China-Africa: South Africa Instigates Anti-dumping Action Against China, Malaysia

South Africa has slapped provisional anti-dumping penalties of 62% and 96% respectively on stainless steel kitchen sink imports from China and Malaysia.

The provisional payment was gazetted (published in official government paper) by the International Trade Administration Commission (Itac) earlier this month, and is the latest in the saga involving unlisted local kitchen sink manufacturer Franke Kitchen Systems’ battle against cheap imports.

Franke wants trade measures against cheap and subsidized imports, which it said had severely undercut the price of kitchen sinks in the local market - costing it a chunk of the market share.

Itac found in a preliminary determination that the local industry was suffering material harm as a result of dumping.
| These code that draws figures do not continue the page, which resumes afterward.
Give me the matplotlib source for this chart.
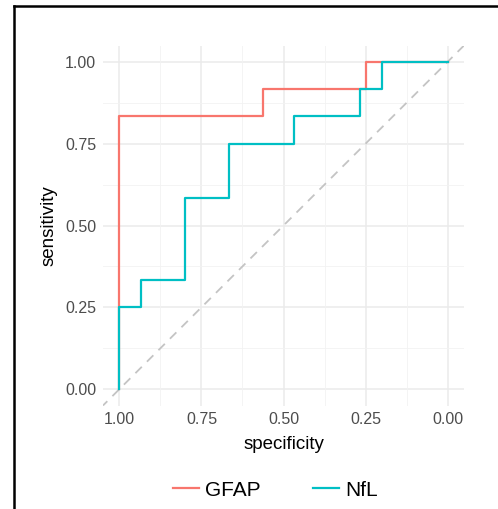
# ROC curves for GFAP and NfL (ggplot-like minimal style)

import matplotlib.pyplot as plt
from matplotlib.lines import Line2D

plt.rcParams['font.family'] = ['Liberation Sans', 'DejaVu Sans']

# ROC coordinates (specificity, sensitivity)
gfap_spec = [1.0, 1.0, 0.5625, 0.5625, 0.25, 0.25, 0.0]
gfap_sens = [0.0, 0.8333, 0.8333, 0.9167, 0.9167, 1.0, 1.0]

nfl_spec = [1.0, 1.0, 0.9333, 0.9333, 0.8, 0.8, 0.6667, 0.6667,
            0.4667, 0.4667, 0.2667, 0.2667, 0.2, 0.2, 0.0]
nfl_sens = [0.0, 0.25, 0.25, 0.3333, 0.3333, 0.5833, 0.5833, 0.75,
            0.75, 0.8333, 0.8333, 0.9167, 0.9167, 1.0, 1.0]

ticks = [1.0, 0.75, 0.5, 0.25, 0.0]
tick_labels = ['1.00', '0.75', '0.50', '0.25', '0.00']
minor = [0.875, 0.625, 0.375, 0.125]

W, H = 498, 509
fig = plt.figure(figsize=(W / 100, H / 100), dpi=100)
ax = fig.add_axes([103 / W, (H - 405.5) / H, 361 / W, 360 / H])

ax.set_xlim(1.05, -0.05)
ax.set_ylim(-0.05, 1.05)

# grid
for v in ticks:
    ax.axvline(v, color='#EBEBEB', lw=1.1, zorder=0)
    ax.axhline(v, color='#EBEBEB', lw=1.1, zorder=0)
for v in minor:
    ax.axvline(v, color='#F2F2F2', lw=0.6, zorder=0)
    ax.axhline(v, color='#F2F2F2', lw=0.6, zorder=0)

# diagonal reference line
ax.axline((1, 0), (0, 1), color='#C4C4C4', lw=1.3, ls=(0, (5, 4)), zorder=1)

ax.plot(gfap_spec, gfap_sens, color='#F8766D', lw=1.6, label='GFAP', zorder=2)
ax.plot(nfl_spec, nfl_sens, color='#00BFC4', lw=1.6, label='NfL', zorder=3)

ax.set_xticks(ticks)
ax.set_xticklabels(tick_labels)
ax.set_yticks(ticks)
ax.set_yticklabels(tick_labels)
ax.tick_params(length=0, labelsize=11.5, labelcolor='#4D4D4D', pad=5)
for s in ax.spines.values():
    s.set_visible(False)

ax.set_xlabel('specificity', fontsize=13.5, labelpad=6)
ax.set_ylabel('sensitivity', fontsize=13.5, labelpad=5)

fig.legend(handles=[Line2D([], [], color='#F8766D', lw=1.6),
                    Line2D([], [], color='#00BFC4', lw=1.6)],
           labels=['GFAP', 'NfL'], loc='center', bbox_to_anchor=(0.553, 1 - 490 / H),
           ncol=2, frameon=False, fontsize=15, handlelength=1.25,
           columnspacing=2.5, handletextpad=0.3)

# outer frame (left and top edges)
fig.add_artist(Line2D([14 / W, 14 / W], [0, 1 - 6 / H], color='black', lw=1.8,
                      transform=fig.transFigure))
fig.add_artist(Line2D([14 / W, 1], [1 - 6 / H, 1 - 6 / H], color='black', lw=1.8,
                      transform=fig.transFigure))

fig.savefig('out.png', dpi=100)
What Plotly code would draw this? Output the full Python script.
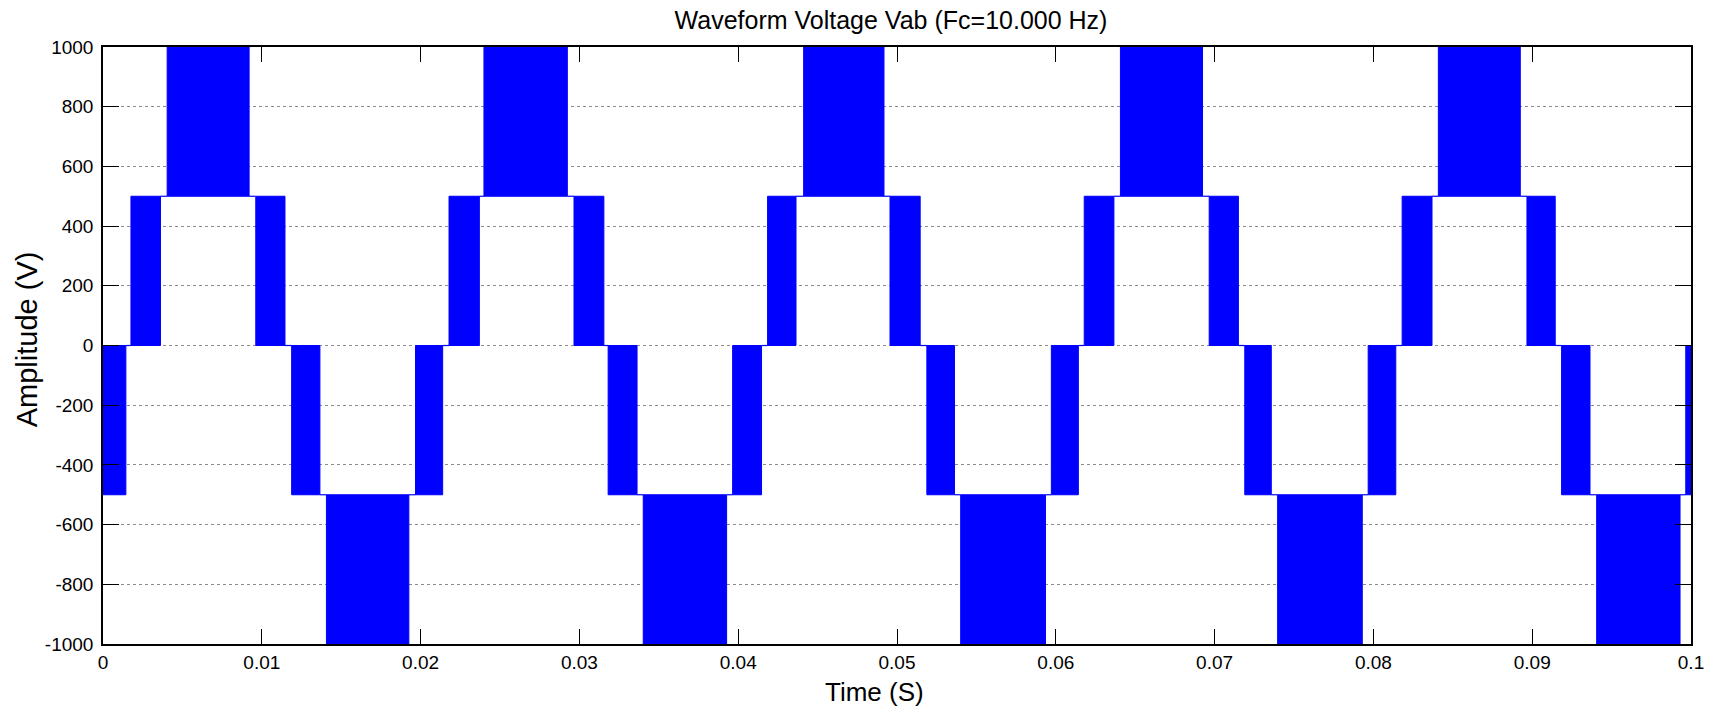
import plotly.graph_objects as go

# PWM switching bands (time in s, levels in V)
band_start = [0.00000, 0.00176, 0.00404, 0.00962, 0.01188, 0.01407, 0.01968,
              0.02179, 0.02399, 0.02966, 0.03181, 0.03402, 0.03965,
              0.04185, 0.04412, 0.04956, 0.05188, 0.05401, 0.05972,
              0.06179, 0.06407, 0.06966, 0.07190, 0.07397, 0.07967,
              0.08181, 0.08409, 0.08967, 0.09185, 0.09406, 0.09967]
band_end = [0.00144, 0.00362, 0.00920, 0.01146, 0.01366, 0.01926, 0.02139,
            0.02370, 0.02924, 0.03154, 0.03363, 0.03927, 0.04147,
            0.04364, 0.04918, 0.05146, 0.05362, 0.05935, 0.06142,
            0.06366, 0.06924, 0.07150, 0.07357, 0.07930, 0.08141,
            0.08369, 0.08925, 0.09145, 0.09364, 0.09931, 0.10000]
band_low = [-500, 0, 500, 0, -500, -1000, -500,
            0, 500, 0, -500, -1000, -500,
            0, 500, 0, -500, -1000, -500,
            0, 500, 0, -500, -1000, -500,
            0, 500, 0, -500, -1000, -500]
band_high = [0, 500, 1000, 500, 0, -500, 0,
             500, 1000, 500, 0, -500, 0,
             500, 1000, 500, 0, -500, 0,
             500, 1000, 500, 0, -500, 0,
             500, 1000, 500, 0, -500, 0]

y_ticks = [1000, 800, 600, 400, 200, 0, -200, -400, -600, -800, -1000]
y_tick_text = ["1000", "800", "600", "400", "200", "0", "-200", "-400", "-600", "-800", "-1000"]
x_ticks = [0, 0.01, 0.02, 0.03, 0.04, 0.05, 0.06, 0.07, 0.08, 0.09, 0.1]
x_tick_text = ["0", "0.01", "0.02", "0.03", "0.04", "0.05", "0.06", "0.07", "0.08", "0.09", "0.1"]

BLUE = "#0000FF"
FONT = "Liberation Sans, Arial, sans-serif"

# band polygons
bx, by = [], []
for s, e, lo, hi in zip(band_start, band_end, band_low, band_high):
    bx += [s, s, e, e, s, None]
    by += [lo, hi, hi, lo, lo, None]

# flat connecting segments between consecutive bands
cx, cy = [], []
for i in range(len(band_start) - 1):
    a_lo, a_hi = band_low[i], band_high[i]
    b_lo, b_hi = band_low[i + 1], band_high[i + 1]
    if a_hi == b_lo:
        lvl = a_hi
    elif a_lo == b_hi:
        lvl = a_lo
    else:
        lvl = a_lo
    cx += [band_end[i], band_start[i + 1], None]
    cy += [lvl, lvl, None]

fig = go.Figure()
fig.add_trace(go.Scatter(x=bx, y=by, mode="lines", fill="toself",
                         fillcolor=BLUE, line=dict(color=BLUE, width=1),
                         hoverinfo="skip", showlegend=False))
fig.add_trace(go.Scatter(x=cx, y=cy, mode="lines",
                         line=dict(color=BLUE, width=1.2),
                         hoverinfo="skip", showlegend=False))

W, H = 1716, 714
L, R, T, B = 103, 19, 47, 70
PW, PH = W - L - R, H - T - B

fig.update_layout(
    width=W, height=H,
    margin=dict(l=L, r=R, t=T, b=B, pad=0),
    paper_bgcolor="white", plot_bgcolor="white",
    font=dict(family=FONT, color="black", size=19),
    title=dict(text="Waveform Voltage Vab (Fc=10.000 Hz)", x=891 / W,
               xanchor="center", y=1 - 20 / H, yanchor="middle",
               yref="container", font=dict(family=FONT, size=25, color="black")),
    xaxis=dict(range=[0, 0.1], tickmode="array", tickvals=x_ticks, ticktext=x_tick_text,
               showgrid=False, zeroline=False, showline=True, linecolor="black",
               linewidth=1.5, mirror="ticks", ticks="inside", ticklen=15,
               tickcolor="black", tickwidth=1, tickfont=dict(size=19),
               fixedrange=True),
    yaxis=dict(range=[-1000, 1000], tickmode="array", tickvals=y_ticks, ticktext=y_tick_text,
               showgrid=True, gridcolor="#8c8c8c", griddash="dot", gridwidth=1,
               zeroline=False, showline=True, linecolor="black", linewidth=1.5,
               mirror="ticks", ticks="inside", ticklen=16, tickcolor="black",
               tickwidth=1, tickfont=dict(size=19), ticklabelstandoff=4,
               fixedrange=True),
    annotations=[
        dict(text="Time (S)", xref="paper", yref="paper", x=(877 - L) / PW, y=-48 / PH,
             xanchor="center", yanchor="middle", showarrow=False,
             font=dict(family=FONT, size=26, color="black")),
        dict(text="Amplitude (V)", xref="paper", yref="paper", x=-(L - 27) / PW,
             y=(644 - 339) / PH, xanchor="center", yanchor="middle", textangle=-90,
             showarrow=False, font=dict(family=FONT, size=29, color="black")),
    ],
)

fig.write_html("out.html", config={"displayModeBar": False},
               post_script="document.body.style.margin='0';document.body.style.overflow='hidden';")
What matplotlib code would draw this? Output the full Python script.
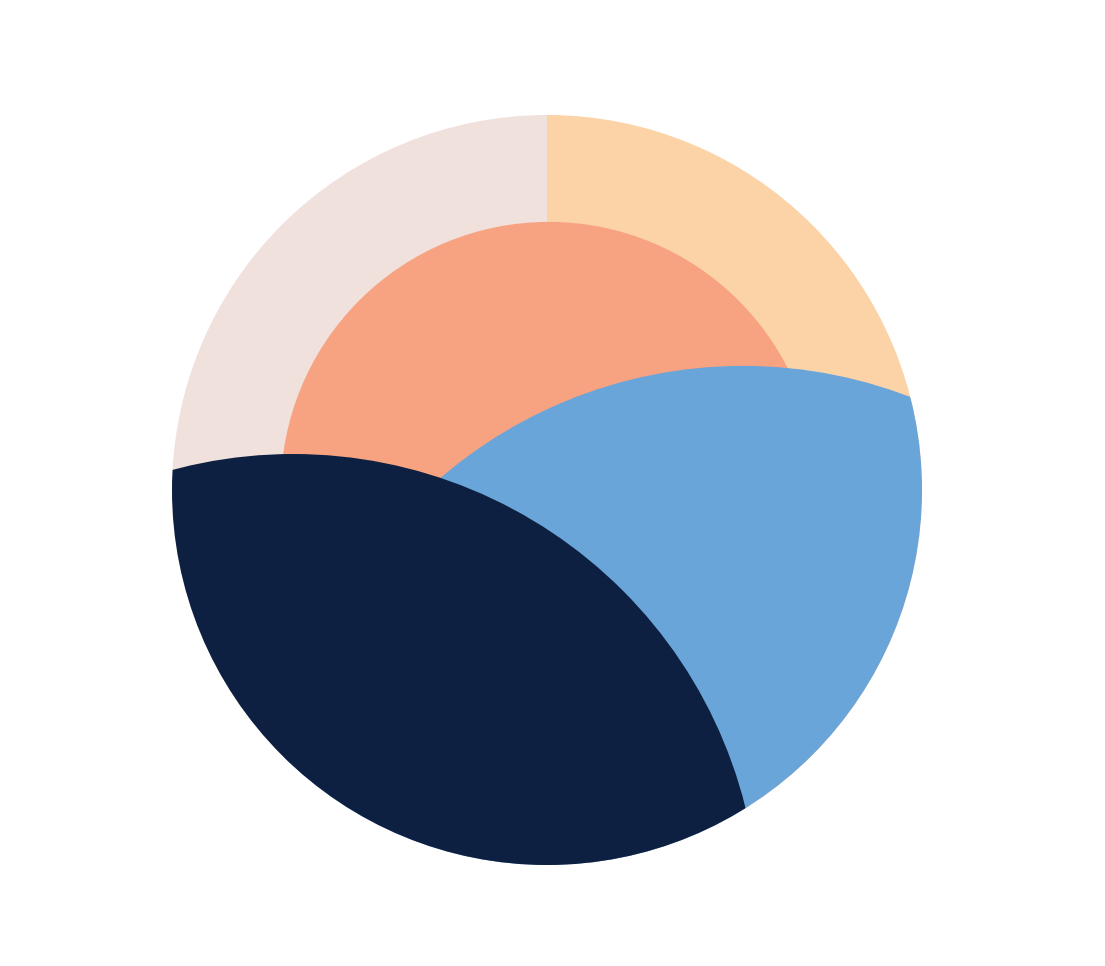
import matplotlib
matplotlib.use("Agg")
import matplotlib.pyplot as plt
from matplotlib.patches import Circle

# Outer ring: two halves
ring_labels = ["East", "West"]
ring_values = [50, 50]
ring_colors = ["#FBD3A7", "#F0E1DD"]

# Overlaid discs (centre offsets and radii in units of the outer radius)
disc_names = ["core", "sky", "night"]
disc_cx = [0.005, 0.523, -0.677]
disc_cy = [0.0, -0.909, -1.147]
disc_r = [0.715, 1.240, 1.243]
disc_colors = ["#F7A381", "#6AA5DA", "#0E2041"]

fig = plt.figure(figsize=(11.05, 9.66), dpi=100)
ax = fig.add_axes([0, 0, 1, 1])

wedges, _ = ax.pie(ring_values, colors=ring_colors, startangle=90,
                   counterclock=False, radius=1.0,
                   wedgeprops=dict(linewidth=0, edgecolor="none"))

clip = Circle((0, 0), 1.0, transform=ax.transData)
for cx, cy, r, c in zip(disc_cx, disc_cy, disc_r, disc_colors):
    p = Circle((cx, cy), r, facecolor=c, edgecolor="none", linewidth=0)
    ax.add_patch(p)
    p.set_clip_path(clip)

ax.set_aspect("equal")
ax.set_xlim(-547 / 375, (1105 - 547) / 375)
ax.set_ylim(-(966 - 490) / 375, 490 / 375)
ax.axis("off")

fig.savefig("out.png", dpi=100, facecolor="white")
It also determined a residual subsidy margin of 35% for Malaysian manufacturers that did not participate in the investigation.

While the dumping duties for the two countries are relatively high, lower levels of duties have been imposed on two individual Chinese companies and one Malaysian company that had participated in an investigation conducted by Itac in those countries at the end of last year.

The companies are presumed to be the predominant exporters of the kitchen sinks into the southern African market.

This is only the third time that provisional dumping duties have been awarded to a local manufacturer against imports from China, since South Africa granted that country market economy status two years ago and agreed to enhance debate with China on dumping investigations.

Previously, provisional duties had been awarded in complaints against the dumping of polyvinyl chloride and welded steel chain. The provisional anti-dumping payment will give Franke temporary respite.